Page:Guerne - Les Siècles morts, I, 1890.djvu/53

Cette page n’a pas encore été corrigée
33
LA LAMENTATION D’IŠTAR

Le Fils de mon amour buvait les Eaux fécondes.
Douzi ! Douzi ! le Sort a desséché les ondes,
Et l’hiver meurtrier ouvrit devant tes pas
La porte du Pays d’où l’on ne revient pas.
Allât, ma sœur jalouse, a tiré la barrière
De l’enceinte immuable où s’éteint la lumière.
Le gouffre t’engloutit et la nuit t’aveugla
Au seuil de la Maison qu’habitait Irqalla,
Où, tels que des oiseaux vêtus d’immondes plumes,
Tous les morts, abreuvés de fétides écumes,
Mâchent la boue infecte et les fangeux limons ;
Où le sable enflammé corrode les poumons ;
Où sans trêve, pareil à l’ouragan funeste,
Un vent empoisonné souffle en semant la Peste.
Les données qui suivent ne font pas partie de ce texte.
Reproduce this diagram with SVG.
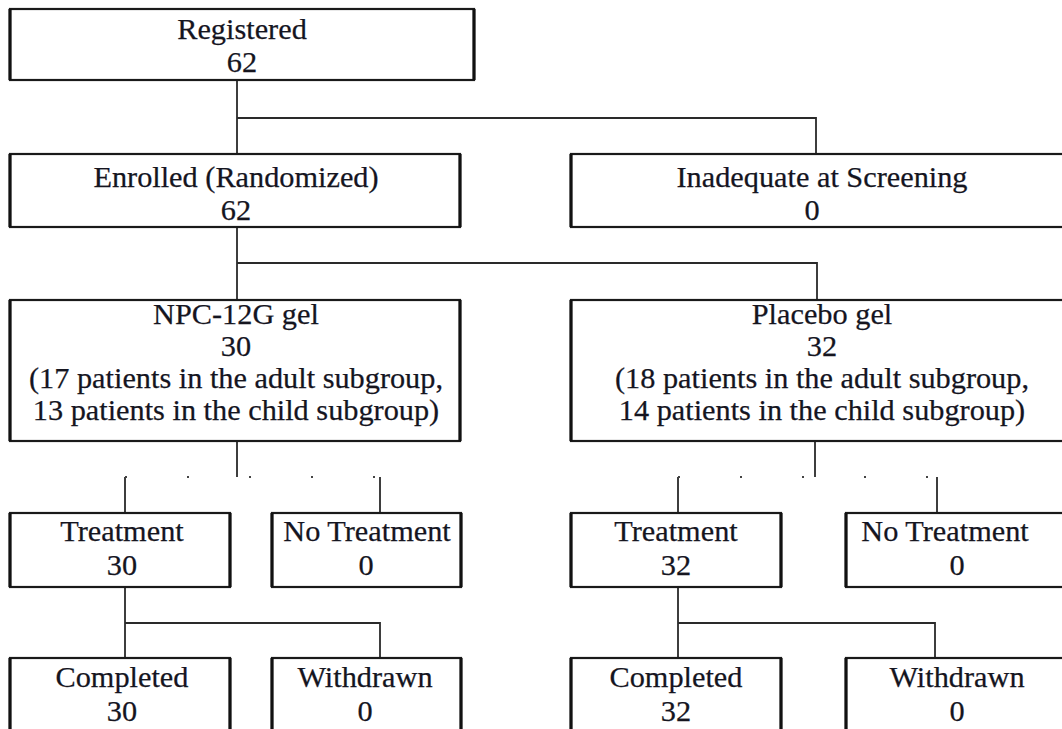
<svg xmlns="http://www.w3.org/2000/svg" width="1062" height="729" viewBox="0 0 1062 729">
<style>
.box{fill:#fff;stroke:#1a1a1a;stroke-width:2.2}
.side{fill:none;stroke:#111;stroke-width:3.2}
.t{font-family:"Liberation Serif","Times New Roman",serif;font-size:30.3px;fill:#15151f;stroke:#15151f;stroke-width:0.25;text-anchor:middle}
.c{fill:none;stroke:#2a2a2a;stroke-width:1.8}
.gap{fill:none;stroke:#444;stroke-width:2;stroke-dasharray:2 60}
</style>
<rect width="1062" height="729" fill="#fff"/>
<g id="connectors">
<path class="c" d="M237 80 V154 M237 118 H816 V153"/>
<path class="c" d="M237 227 V300 M237 263 H817 V300"/>
<path class="c" d="M237 441 V477 M125 477 V513 M380 477 V513"/>
<path class="gap" d="M125 477 H380"/>
<path class="c" d="M815 441 V477 M678 477 V513 M937 477 V513"/>
<path class="gap" d="M678 477 H937"/>
<path class="c" d="M125 587 V658 M125 623 H380 V658"/>
<path class="c" d="M678 587 V658 M678 623 H935 V658"/>
</g>
<g id="registered"><rect class="box" x="10" y="9" width="464" height="71"/><path class="side" d="M10 9 V80 M474 9 V80"/><text class="t" x="242" y="39">Registered</text><text class="t" x="242" y="72">62</text></g>
<g id="enrolled"><rect class="box" x="10" y="154" width="450" height="73"/><path class="side" d="M10 154 V227 M460 154 V227"/><text class="t" x="236" y="187">Enrolled (Randomized)</text><text class="t" x="236" y="220">62</text></g>
<g id="inadequate"><rect class="box" x="571" y="154" width="500" height="73"/><path class="side" d="M571 154 V227"/><text class="t" x="822" y="187">Inadequate at Screening</text><text class="t" x="812" y="220">0</text></g>
<g id="npc"><rect class="box" x="10" y="300" width="450" height="141"/><path class="side" d="M10 300 V441 M460 300 V441"/><text class="t" x="236" y="324">NPC-12G gel</text><text class="t" x="236" y="356">30</text><text class="t" x="236" y="388">(17 patients in the adult subgroup,</text><text class="t" x="236" y="420">13 patients in the child subgroup)</text></g>
<g id="placebo"><rect class="box" x="571" y="300" width="500" height="141"/><path class="side" d="M571 300 V441"/><text class="t" x="822" y="324">Placebo gel</text><text class="t" x="822" y="356">32</text><text class="t" x="822" y="388">(18 patients in the adult subgroup,</text><text class="t" x="822" y="420">14 patients in the child subgroup)</text></g>
<g id="treat1"><rect class="box" x="10" y="513" width="220" height="74"/><path class="side" d="M10 513 V587 M230 513 V587"/><text class="t" x="122" y="541">Treatment</text><text class="t" x="122" y="575">30</text></g>
<g id="notreat1"><rect class="box" x="272" y="513" width="189" height="74"/><path class="side" d="M272 513 V587 M461 513 V587"/><text class="t" x="367" y="541">No Treatment</text><text class="t" x="366" y="575">0</text></g>
<g id="treat2"><rect class="box" x="571" y="513" width="210" height="74"/><path class="side" d="M571 513 V587 M781 513 V587"/><text class="t" x="676" y="541">Treatment</text><text class="t" x="676" y="575">32</text></g>
<g id="notreat2"><rect class="box" x="846" y="513" width="225" height="74"/><path class="side" d="M846 513 V587"/><text class="t" x="945" y="541">No Treatment</text><text class="t" x="957" y="575">0</text></g>
<g id="completed1"><rect class="box" x="10" y="658" width="220" height="80"/><path class="side" d="M10 658 V738 M230 658 V738"/><text class="t" x="122" y="687">Completed</text><text class="t" x="122" y="721">30</text></g>
<g id="withdrawn1"><rect class="box" x="272" y="658" width="189" height="80"/><path class="side" d="M272 658 V738 M461 658 V738"/><text class="t" x="365" y="687">Withdrawn</text><text class="t" x="365" y="721">0</text></g>
<g id="completed2"><rect class="box" x="571" y="658" width="210" height="80"/><path class="side" d="M571 658 V738 M781 658 V738"/><text class="t" x="676" y="687">Completed</text><text class="t" x="676" y="721">32</text></g>
<g id="withdrawn2"><rect class="box" x="846" y="658" width="225" height="80"/><path class="side" d="M846 658 V738"/><text class="t" x="957" y="687">Withdrawn</text><text class="t" x="957" y="721">0</text></g>
</svg>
Comme une louve errante au fond des bois déserts
Cherche le loup blessé, court et remplit les airs
Et les halliers sanglants d’un hurlement sauvage,
Telle j’épouvantais du cri de mon veuvage
L’horizon de la terre et l’horizon des cieux.
Tel, plus ardent encore, en mon cœur anxieux,
Brûlait le vain bûcher de mon amour terrible.
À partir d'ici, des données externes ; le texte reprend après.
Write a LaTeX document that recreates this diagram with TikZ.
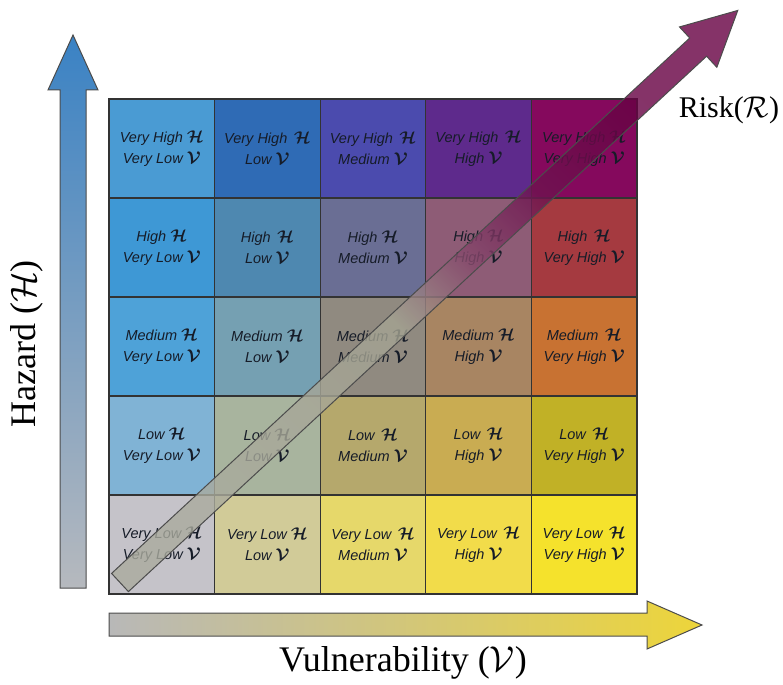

Telle la volupté farouche, inextinguible,
Malgré le deuil nouveau, mordait mes flancs sacrés.
Et j’aspirais au loin dans les vents altérés,
Comme un acre parfum, l’exhalaison des mâles ;
Et j’écoutais hennir et répondre aux cavales
Les étalons cabrés qui, s’avançant par bonds,
Battaient l’espace heureux de leurs pieds vagabonds.